Callous, because it demonstrated no appreciation of the devastating consequences of his announcement for so many workers and their families. One fleeting, flat-voiced “sorry” doesn’t cut it. Nor was there a single offer of any assistance that might soften the blow.

But then, no expression of sympathy or solidarity could have been in the slightest sincere. 

Goode has form as a would-be but failed union-buster at Royal Mail. He and his new Dubai-based bosses couldn’t care less about the people being dumped on the scrap-heap. 

They are arrogant in their commitment to the dog-eat-dog capitalist society in which directors and shareholders come first and employees come nowhere.

However, inflicting instant mass redundancies in this way not only shows contempt for workers and their trade unions. It also flagrantly breaches every relevant provision of UK employment and redundancy law.

Legislation sets out the grounds on which redundancy can be considered fair. It specifies the necessary requirements for proper notification, consultation and discussion, including in cases involving 20-plus employees. 

Goode telling crews that “your employment is terminated with immediate effect on the grounds of redundancy” is a tautological insult. 

Redundancy was not the reason for sacking them; replacing them with more profitable, cheaper and less skilled labour is.

Was sufficient notice given to the employees concerned? Clearly not. Had their recognised trade unions been consulted? No. Have individual discussions taken place with all those being dismissed? No, not with any.

Whether this dereliction of duty arose from arrogance, ignorance or both is not yet clear. Ignorance of the law is no defence and perhaps the dismissals should be confined to the P&O Ferries human resources department. 

It’s not even clear whether the statutory HR1 notice was given to the Department of Business, Enterprise, Industry and Science. It was left to a hapless minister for transport to go through the motions of criticising P&O in the House of Commons on Wednesday and pretending that something would be done.

What could be done?

The immediate priority must be to show every possible form of solidarity with the P&O workers who are fighting for their jobs and livelihoods. We have been here before with this outfit, but this time the labour movement must win.

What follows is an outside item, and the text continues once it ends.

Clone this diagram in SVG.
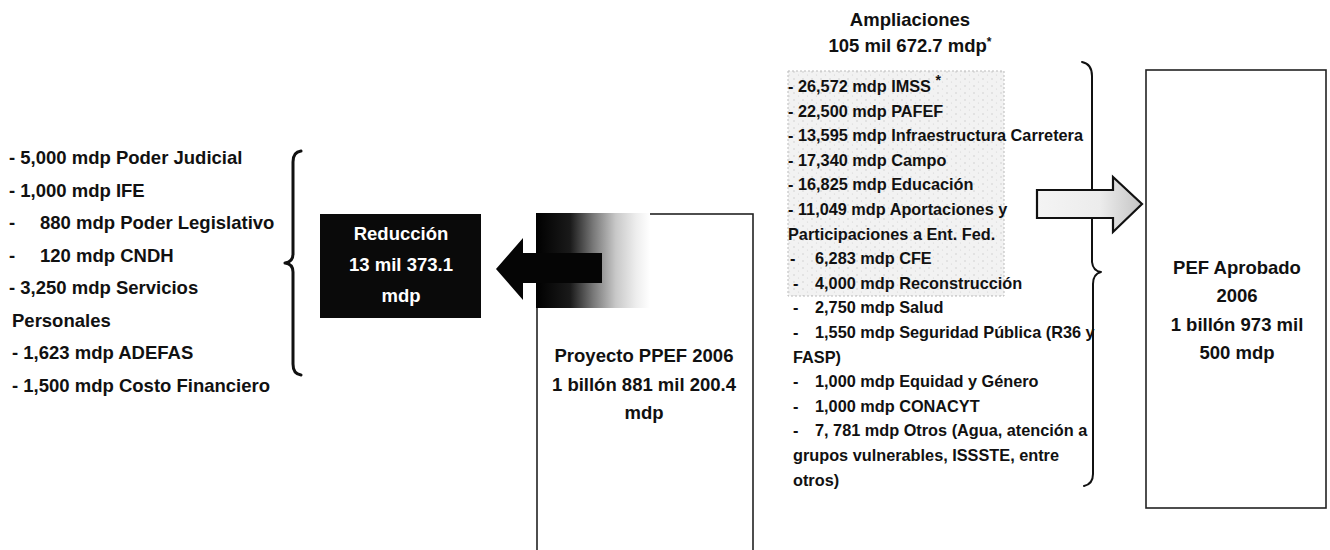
<svg xmlns="http://www.w3.org/2000/svg" width="1330" height="550" viewBox="0 0 1330 550">
<style>
text{font-family:"Liberation Sans",Arial,sans-serif;font-weight:bold;fill:#111}
.l{font-size:18.5px}
.a{font-size:16.3px}
.c{text-anchor:middle;font-size:18.5px}
.w{fill:#fff}
.brace{fill:none;stroke:#111;stroke-linecap:round;stroke-linejoin:round}
</style>
<defs>
<linearGradient id="fade" x1="0" y1="0" x2="1" y2="0">
<stop offset="0" stop-color="#000"/>
<stop offset="0.3" stop-color="#1a1a1a"/>
<stop offset="0.5" stop-color="#777"/>
<stop offset="0.7" stop-color="#c8c8c8"/>
<stop offset="0.88" stop-color="#eee"/>
<stop offset="1" stop-color="#fff"/>
</linearGradient>
<linearGradient id="arrowFill" x1="0" y1="0" x2="1" y2="0">
<stop offset="0" stop-color="#f4f4f4"/>
<stop offset="0.6" stop-color="#ececec"/>
<stop offset="1" stop-color="#c4c4c4"/>
</linearGradient>
<pattern id="speck" width="9" height="7" patternUnits="userSpaceOnUse">
<rect width="9" height="7" fill="#f2f2f2"/>
<circle cx="2" cy="2" r="0.7" fill="#c8c8c8"/>
<circle cx="6.5" cy="5" r="0.6" fill="#d4d4d4"/>
</pattern>
</defs>

<g id="reducciones-lista">
<text class="l" x="9" y="164">- 5,000 mdp Poder Judicial</text>
<text class="l" x="9" y="197">- 1,000 mdp IFE</text>
<text class="l" x="9" y="229">-</text><text class="l" x="40" y="229">880 mdp Poder Legislativo</text>
<text class="l" x="9" y="262">-</text><text class="l" x="40" y="262">120 mdp CNDH</text>
<text class="l" x="9" y="294">- 3,250 mdp Servicios</text>
<text class="l" x="12" y="327">Personales</text>
<text class="l" x="12" y="359">- 1,623 mdp ADEFAS</text>
<text class="l" x="12" y="392">- 1,500 mdp Costo Financiero</text>
</g>

<g id="reduccion">
<rect x="320" y="214" width="161" height="104" fill="#0a0a0a"/>
<text class="c w" x="401" y="240">Reducción</text>
<text class="c w" x="401" y="271">13 mil 373.1</text>
<text class="c w" x="401" y="302">mdp</text>
</g>

<g id="proyecto">
<rect x="537" y="214" width="216" height="345" fill="#fff" stroke="#222" stroke-width="1.6"/>
<rect x="536" y="213" width="114" height="95" fill="url(#fade)"/>
<text class="c" x="644" y="362">Proyecto PPEF 2006</text>
<text class="c" x="644" y="391">1 billón 881 mil 200.4</text>
<text class="c" x="644" y="419">mdp</text>
</g>

<g id="ampliaciones">
<rect x="788" y="71" width="216" height="225" fill="url(#speck)" stroke="#bbb" stroke-width="1" stroke-dasharray="2 2"/>
<text class="c" x="910" y="26">Ampliaciones</text>
<text class="c" x="910" y="52">105 mil 672.7 mdp<tspan font-size="12" dy="-6">*</tspan></text>
<text class="a" x="788" y="92">- 26,572 mdp IMSS <tspan font-size="14" dy="-7">*</tspan></text>
<text class="a" x="788" y="117">- 22,500 mdp PAFEF</text>
<text class="a" x="788" y="141">- 13,595 mdp Infraestructura Carretera</text>
<text class="a" x="788" y="166">- 17,340 mdp Campo</text>
<text class="a" x="788" y="190">- 16,825 mdp Educación</text>
<text class="a" x="788" y="215">- 11,049 mdp Aportaciones y</text>
<text class="a" x="788" y="240">Participaciones a Ent. Fed.</text>
<text class="a" x="790" y="264">-</text><text class="a" x="815" y="264">6,283 mdp CFE</text>
<text class="a" x="793" y="289">-</text><text class="a" x="815" y="289">4,000 mdp Reconstrucción</text>
<text class="a" x="793" y="313">-</text><text class="a" x="815" y="313">2,750 mdp Salud</text>
<text class="a" x="793" y="338">-</text><text class="a" x="815" y="338">1,550 mdp Seguridad Pública (R36 y</text>
<text class="a" x="793" y="363">FASP)</text>
<text class="a" x="793" y="387">-</text><text class="a" x="815" y="387">1,000 mdp Equidad y Género</text>
<text class="a" x="793" y="412">-</text><text class="a" x="815" y="412">1,000 mdp CONACYT</text>
<text class="a" x="793" y="436">-</text><text class="a" x="815" y="436">7, 781 mdp Otros (Agua, atención a</text>
<text class="a" x="793" y="461">grupos vulnerables, ISSSTE, entre</text>
<text class="a" x="793" y="486">otros)</text>
</g>

<g id="pef-aprobado">
<rect x="1146" y="70" width="180" height="438" fill="#fff" stroke="#222" stroke-width="1.6"/>
<text class="c" x="1237" y="274">PEF Aprobado</text>
<text class="c" x="1237" y="302">2006</text>
<text class="c" x="1237" y="331">1 billón 973 mil</text>
<text class="c" x="1237" y="359">500 mdp</text>
</g>

<g id="connectors">
<path class="brace" stroke-width="3" d="M301,151 Q293,152 293,162 L293,254 Q293,262 285,263 Q293,264 293,272 L293,364 Q293,374 301,375"/>
<path class="brace" stroke-width="2" d="M1082,62 Q1092,64 1092,76 L1092,262 Q1093,271 1101,272 Q1093,274 1093,284 L1093,474 Q1093,484 1084,486"/>
<path d="M496,269 L523,238 L523,253 L602,253 L602,283 L523,283 L523,300 Z" fill="#050505"/>
<path d="M1037,190 L1113,190 L1113,177 L1142,204 L1113,232 L1113,218 L1037,218 Z" fill="url(#arrowFill)" stroke="#111" stroke-width="2.2" stroke-linejoin="miter"/>
</g>
</svg>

Secondly, any government that has pretensions to representing the interests of working people must intervene to take control of a company led by such profiteering pirates. The statute book should be thrown at the P&O directors.

Thirdly, this case should become a textbook example of what happens under 21st-century monopoly capitalism. 

Other examples include the great energy rip-off, the role played by the City of London as the world’s largest laundromat, the accumulation of vast wealth at the top accompanied by festering mass poverty down below and the pressing need to abolish Britain’s draconian anti-trade union laws and strengthen the rights of all workers.

We should beware, too, the false lessons being peddled in some predictable quarters.

Leaving the EU has not made these latest P&O sackings either possible or inevitable. UK redundancy law is the same now as before Brexit. EU law offers no protection against rampant corporate profiteering — in fact, it facilitates it by enabling the recruitment and super-exploitation of imported labour on a continental scale as a fundamental principle.